Figure scripts:
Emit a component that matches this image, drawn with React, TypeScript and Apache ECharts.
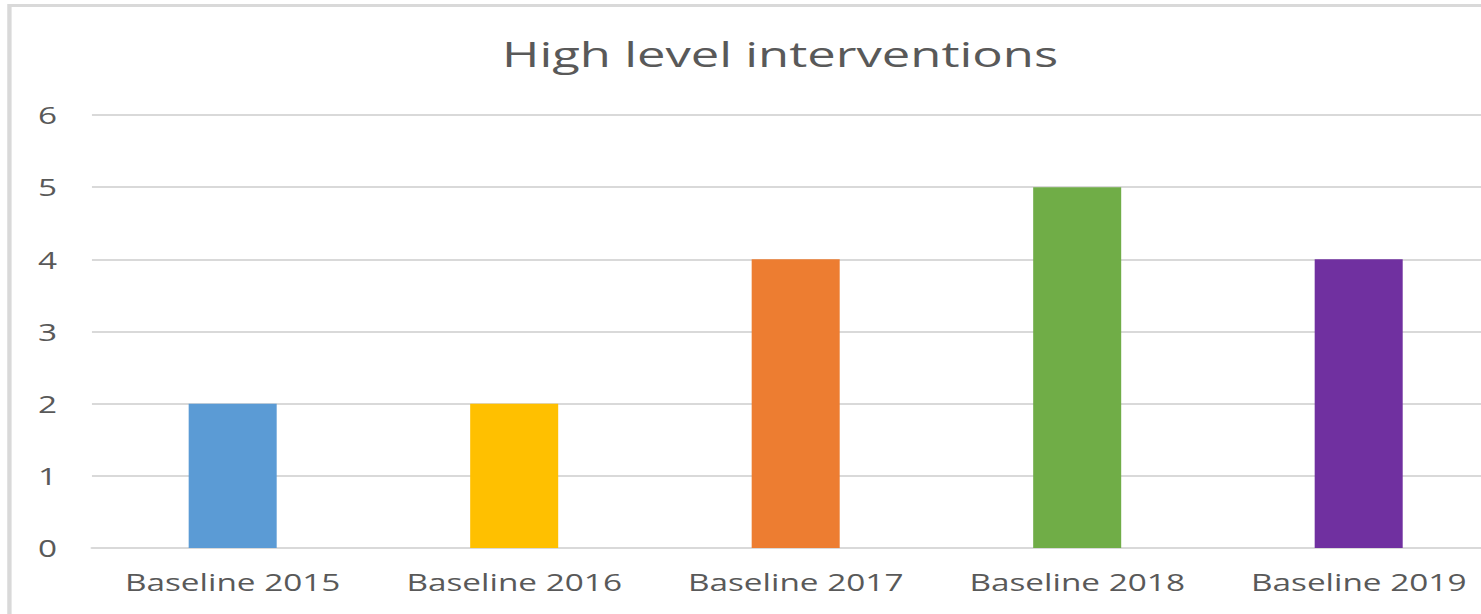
import React, { useEffect, useRef } from "react";
import * as echarts from "echarts";

const categories = ["Baseline 2015", "Baseline 2016", "Baseline 2017", "Baseline 2018", "Baseline 2019"];
const values = [2, 2, 4, 5, 4];
const barColors = ["#5B9BD5", "#FFC000", "#ED7D31", "#70AD47", "#7030A0"];
const titleText = "High level interventions";

// The reference is a horizontally stretched picture; render narrower and stretch.
const STRETCH = 1.45;
const INNER_W = 1035;
const INNER_H = 614;

export default function App() {
  const ref = useRef<HTMLDivElement>(null);
  useEffect(() => {
    if (!ref.current) return;
    const chart = echarts.init(ref.current, null, { renderer: "svg" });
    chart.setOption({
      animation: false,
      backgroundColor: "#ffffff",
      title: {
        text: titleText,
        left: 533,
        textAlign: "center",
        top: 31,
        textStyle: { fontFamily: "Open Sans", fontWeight: "normal", fontSize: 35, color: "#595959" },
      },
      graphic: [
        {
          type: "rect",
          shape: { x: 6.5, y: 5.5, width: 1100, height: 700 },
          style: { fill: "none", stroke: "#d9d9d9", lineWidth: 3 },
          silent: true,
        },
      ],
      grid: { left: 63.4, width: 970.7, top: 115, bottom: 66, containLabel: false },
      xAxis: {
        type: "category",
        data: categories,
        axisTick: { show: false },
        axisLine: { lineStyle: { color: "#d9d9d9", width: 2 } },
        axisLabel: { color: "#595959", fontFamily: "Open Sans", fontSize: 23, margin: 22 },
      },
      yAxis: {
        type: "value",
        min: 0,
        max: 6,
        interval: 1,
        axisLine: { show: false },
        axisTick: { show: false },
        splitLine: { lineStyle: { color: "#d9d9d9", width: 2 } },
        axisLabel: { color: "#595959", fontFamily: "Open Sans", fontSize: 23, margin: 24 },
      },
      series: [
        {
          type: "bar",
          data: values.map((v, i) => ({ value: v, itemStyle: { color: barColors[i] } })),
          barWidth: 60.7,
        },
      ],
    });
    return () => chart.dispose();
  }, []);
  return (
    <div
      ref={ref}
      style={{
        position: "fixed",
        left: 0,
        top: 0,
        width: INNER_W,
        height: INNER_H,
        transform: `scaleX(${STRETCH})`,
        transformOrigin: "0 0",
      }}
    />
  );
}
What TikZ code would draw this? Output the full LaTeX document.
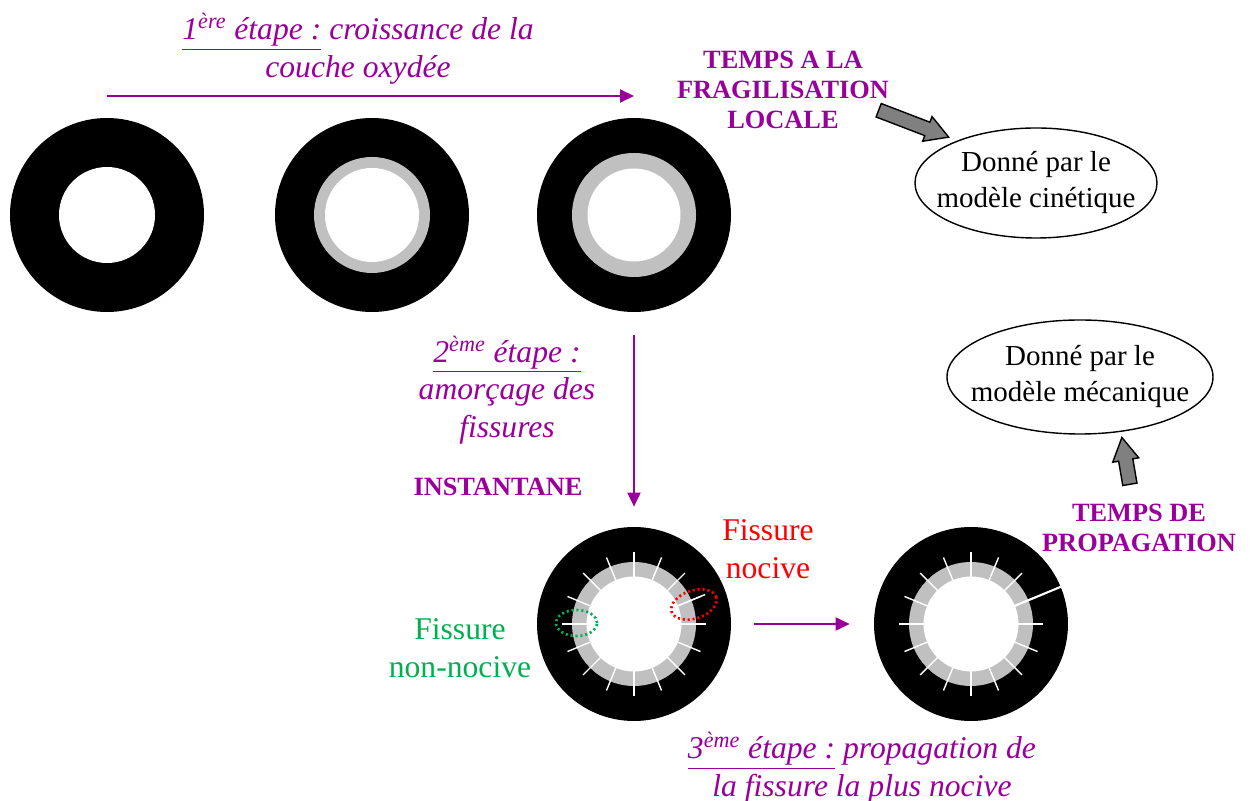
\documentclass[tikz,border=0pt]{standalone}
\usepackage{fontspec}
\setmainfont{Liberation Serif}
\usepackage{tikz}
\usetikzlibrary{shapes.geometric, shapes.arrows, arrows.meta, positioning, calc}
\definecolor{stepviolet}{RGB}{153,0,153}
\definecolor{oxgray}{RGB}{192,192,192}
\definecolor{okgreen}{RGB}{0,176,80}

\begin{document}
\begin{tikzpicture}[
    ring/.style={circle, fill=black, minimum size=3.88cm, inner sep=0pt},
    flow/.style={-{Triangle[length=0.28cm, width=0.26cm]}, color=stepviolet, line width=1.1pt},
    steptxt/.style={text=stepviolet, font=\fontsize{18}{21.5}\selectfont\itshape, align=center},
    timetxt/.style={text=stepviolet, font=\fontsize{15}{17}\selectfont\bfseries, align=center},
    fistxt/.style={font=\fontsize{18}{21.5}\selectfont, align=center},
    model/.style={inner sep=0pt, font=\fontsize{16.5}{20.5}\selectfont, align=center},
    rim/.style={line width=0.8pt},
    crack/.style={white, line width=0.8pt},
    spot/.style={line width=1.5pt, dash pattern=on 1.2pt off 1.6pt},
    bigarrow/.style={single arrow, draw, fill=gray, line width=0.8pt, inner sep=0.13cm,
                     single arrow head extend=0.12cm, single arrow tip angle=60, anchor=tail},
]
\useasboundingbox (0,0) rectangle (25.02,16.02);

% first row: growth of the oxide layer
\node[ring] (r1) at (2.14,11.72) {};
\fill[white] (r1.center) circle (0.96);
\node[ring] (r2) at (7.44,11.72) {};
\fill[oxgray] (r2.center) circle (1.16);
\fill[white] (r2.center) circle (0.94);
\node[ring] (r3) at (12.68,11.72) {};
\fill[oxgray] (r3.center) circle (1.24);
\fill[white] (r3.center) circle (0.93);

% second row: cracked layers
\node[ring] (b1) at (12.68,3.54) {};
\node[ring] (b2) at (19.42,3.54) {};
\foreach \c in {b1,b2} {
  \fill[oxgray] (\c.center) circle (1.24);
  \fill[white] (\c.center) circle (0.95);
  \foreach \a in {0,22.5,...,337.5}
    \draw[crack, shift={(\c.center)}] (\a:0.94) -- (\a:1.44);
}
\draw[crack, shift={(b1.center)}] (22.5:0.94) -- (22.5:1.54);
\draw[crack, line width=1.2pt, shift={(b2.center)}] (22.5:0.94) -- (22.5:1.95);
\draw[spot, red, rotate around={18:(13.88,3.93)}] (13.88,3.93) ellipse (0.47 and 0.28);
\draw[spot, okgreen] (11.53,3.56) ellipse (0.41 and 0.26);

% texts
\node[steptxt] (step1) at (7.16,15.04) {\underline{1\textsuperscript{ère} étape :} croissance de la\\couche oxydée};
\node[timetxt] (tfrag) at (15.66,14.22) {TEMPS A LA\\FRAGILISATION\\LOCALE};
\node[model] (kin) at (20.72,12.36) {Donné par le\\modèle cinétique};
\draw[rim] (kin.center) ellipse (2.42 and 1.1);
\node[steptxt] (step2) at (10.14,8.22) {\underline{2\textsuperscript{ème} étape :}\\amorçage des\\fissures};
\node[timetxt] (tinst) at (9.96,6.28) {INSTANTANE};
\node[model] (meca) at (21.60,8.48) {Donné par le\\modèle mécanique};
\draw[rim] (meca.center) ellipse (2.66 and 1.14);
\node[timetxt] (tprop) at (22.78,5.46) {TEMPS DE\\PROPAGATION};
\node[fistxt, text=red] (fnoc) at (15.36,5.04) {Fissure\\nocive};
\node[fistxt, text=okgreen] (fok) at (9.20,3.06) {Fissure\\non-nocive};
\node[steptxt] (step3) at (17.24,0.66) {\underline{3\textsuperscript{ème} étape :} propagation de\\la fissure la plus nocive};

% arrows
\draw[flow] ([yshift=2.38cm]r1.center) -- ([yshift=2.38cm]r3.center);
\draw[flow, shorten <=0.46cm, shorten >=0.40cm] (r3) -- (b1);
\draw[flow, shorten <=0.46cm, shorten >=0.48cm] (b1) -- (b2);
\node[bigarrow, minimum height=1.5cm, rotate=-21] (akin) at (17.56,13.82) {};
\node[bigarrow, minimum height=0.95cm, rotate=99.7] (ameca) at (22.60,6.32) {};
\end{tikzpicture}
\end{document}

PROBLEM TO WORK ON: Copy out every line of the material above exactly, skipping the pictures.

SOLUTION TO THE PROBLEM:
Emit a component that matches this image, drawn with React, TypeScript and Apache ECharts.
import React, { useEffect, useRef } from "react";
import * as echarts from "echarts";

const categories = ["Baseline 2015", "Baseline 2016", "Baseline 2017", "Baseline 2018", "Baseline 2019"];
const values = [2, 2, 4, 5, 4];
const barColors = ["#5B9BD5", "#FFC000", "#ED7D31", "#70AD47", "#7030A0"];
const titleText = "High level interventions";

// The reference is a horizontally stretched picture; render narrower and stretch.
const STRETCH = 1.45;
const INNER_W = 1035;
const INNER_H = 614;

export default function App() {
  const ref = useRef<HTMLDivElement>(null);
  useEffect(() => {
    if (!ref.current) return;
    const chart = echarts.init(ref.current, null, { renderer: "svg" });
    chart.setOption({
      animation: false,
      backgroundColor: "#ffffff",
      title: {
        text: titleText,
        left: 533,
        textAlign: "center",
        top: 31,
        textStyle: { fontFamily: "Open Sans", fontWeight: "normal", fontSize: 35, color: "#595959" },
      },
      graphic: [
        {
          type: "rect",
          shape: { x: 6.5, y: 5.5, width: 1100, height: 700 },
          style: { fill: "none", stroke: "#d9d9d9", lineWidth: 3 },
          silent: true,
        },
      ],
      grid: { left: 63.4, width: 970.7, top: 115, bottom: 66, containLabel: false },
      xAxis: {
        type: "category",
        data: categories,
        axisTick: { show: false },
        axisLine: { lineStyle: { color: "#d9d9d9", width: 2 } },
        axisLabel: { color: "#595959", fontFamily: "Open Sans", fontSize: 23, margin: 22 },
      },
      yAxis: {
        type: "value",
        min: 0,
        max: 6,
        interval: 1,
        axisLine: { show: false },
        axisTick: { show: false },
        splitLine: { lineStyle: { color: "#d9d9d9", width: 2 } },
        axisLabel: { color: "#595959", fontFamily: "Open Sans", fontSize: 23, margin: 24 },
      },
      series: [
        {
          type: "bar",
          data: values.map((v, i) => ({ value: v, itemStyle: { color: barColors[i] } })),
          barWidth: 60.7,
        },
      ],
    });
    return () => chart.dispose();
  }, []);
  return (
    <div
      ref={ref}
      style={{
        position: "fixed",
        left: 0,
        top: 0,
        width: INNER_W,
        height: INNER_H,
        transform: `scaleX(${STRETCH})`,
        transformOrigin: "0 0",
      }}
    />
  );
}
What TikZ code would draw this? Output the full LaTeX document.
\documentclass[tikz,border=0pt]{standalone}
\usepackage{fontspec}
\setmainfont{Liberation Serif}
\usepackage{tikz}
\usetikzlibrary{shapes.geometric, shapes.arrows, arrows.meta, positioning, calc}
\definecolor{stepviolet}{RGB}{153,0,153}
\definecolor{oxgray}{RGB}{192,192,192}
\definecolor{okgreen}{RGB}{0,176,80}

\begin{document}
\begin{tikzpicture}[
    ring/.style={circle, fill=black, minimum size=3.88cm, inner sep=0pt},
    flow/.style={-{Triangle[length=0.28cm, width=0.26cm]}, color=stepviolet, line width=1.1pt},
    steptxt/.style={text=stepviolet, font=\fontsize{18}{21.5}\selectfont\itshape, align=center},
    timetxt/.style={text=stepviolet, font=\fontsize{15}{17}\selectfont\bfseries, align=center},
    fistxt/.style={font=\fontsize{18}{21.5}\selectfont, align=center},
    model/.style={inner sep=0pt, font=\fontsize{16.5}{20.5}\selectfont, align=center},
    rim/.style={line width=0.8pt},
    crack/.style={white, line width=0.8pt},
    spot/.style={line width=1.5pt, dash pattern=on 1.2pt off 1.6pt},
    bigarrow/.style={single arrow, draw, fill=gray, line width=0.8pt, inner sep=0.13cm,
                     single arrow head extend=0.12cm, single arrow tip angle=60, anchor=tail},
]
\useasboundingbox (0,0) rectangle (25.02,16.02);

% first row: growth of the oxide layer
\node[ring] (r1) at (2.14,11.72) {};
\fill[white] (r1.center) circle (0.96);
\node[ring] (r2) at (7.44,11.72) {};
\fill[oxgray] (r2.center) circle (1.16);
\fill[white] (r2.center) circle (0.94);
\node[ring] (r3) at (12.68,11.72) {};
\fill[oxgray] (r3.center) circle (1.24);
\fill[white] (r3.center) circle (0.93);

% second row: cracked layers
\node[ring] (b1) at (12.68,3.54) {};
\node[ring] (b2) at (19.42,3.54) {};
\foreach \c in {b1,b2} {
  \fill[oxgray] (\c.center) circle (1.24);
  \fill[white] (\c.center) circle (0.95);
  \foreach \a in {0,22.5,...,337.5}
    \draw[crack, shift={(\c.center)}] (\a:0.94) -- (\a:1.44);
}
\draw[crack, shift={(b1.center)}] (22.5:0.94) -- (22.5:1.54);
\draw[crack, line width=1.2pt, shift={(b2.center)}] (22.5:0.94) -- (22.5:1.95);
\draw[spot, red, rotate around={18:(13.88,3.93)}] (13.88,3.93) ellipse (0.47 and 0.28);
\draw[spot, okgreen] (11.53,3.56) ellipse (0.41 and 0.26);

% texts
\node[steptxt] (step1) at (7.16,15.04) {\underline{1\textsuperscript{ère} étape :} croissance de la\\couche oxydée};
\node[timetxt] (tfrag) at (15.66,14.22) {TEMPS A LA\\FRAGILISATION\\LOCALE};
\node[model] (kin) at (20.72,12.36) {Donné par le\\modèle cinétique};
\draw[rim] (kin.center) ellipse (2.42 and 1.1);
\node[steptxt] (step2) at (10.14,8.22) {\underline{2\textsuperscript{ème} étape :}\\amorçage des\\fissures};
\node[timetxt] (tinst) at (9.96,6.28) {INSTANTANE};
\node[model] (meca) at (21.60,8.48) {Donné par le\\modèle mécanique};
\draw[rim] (meca.center) ellipse (2.66 and 1.14);
\node[timetxt] (tprop) at (22.78,5.46) {TEMPS DE\\PROPAGATION};
\node[fistxt, text=red] (fnoc) at (15.36,5.04) {Fissure\\nocive};
\node[fistxt, text=okgreen] (fok) at (9.20,3.06) {Fissure\\non-nocive};
\node[steptxt] (step3) at (17.24,0.66) {\underline{3\textsuperscript{ème} étape :} propagation de\\la fissure la plus nocive};

% arrows
\draw[flow] ([yshift=2.38cm]r1.center) -- ([yshift=2.38cm]r3.center);
\draw[flow, shorten <=0.46cm, shorten >=0.40cm] (r3) -- (b1);
\draw[flow, shorten <=0.46cm, shorten >=0.48cm] (b1) -- (b2);
\node[bigarrow, minimum height=1.5cm, rotate=-21] (akin) at (17.56,13.82) {};
\node[bigarrow, minimum height=0.95cm, rotate=99.7] (ameca) at (22.60,6.32) {};
\end{tikzpicture}
\end{document}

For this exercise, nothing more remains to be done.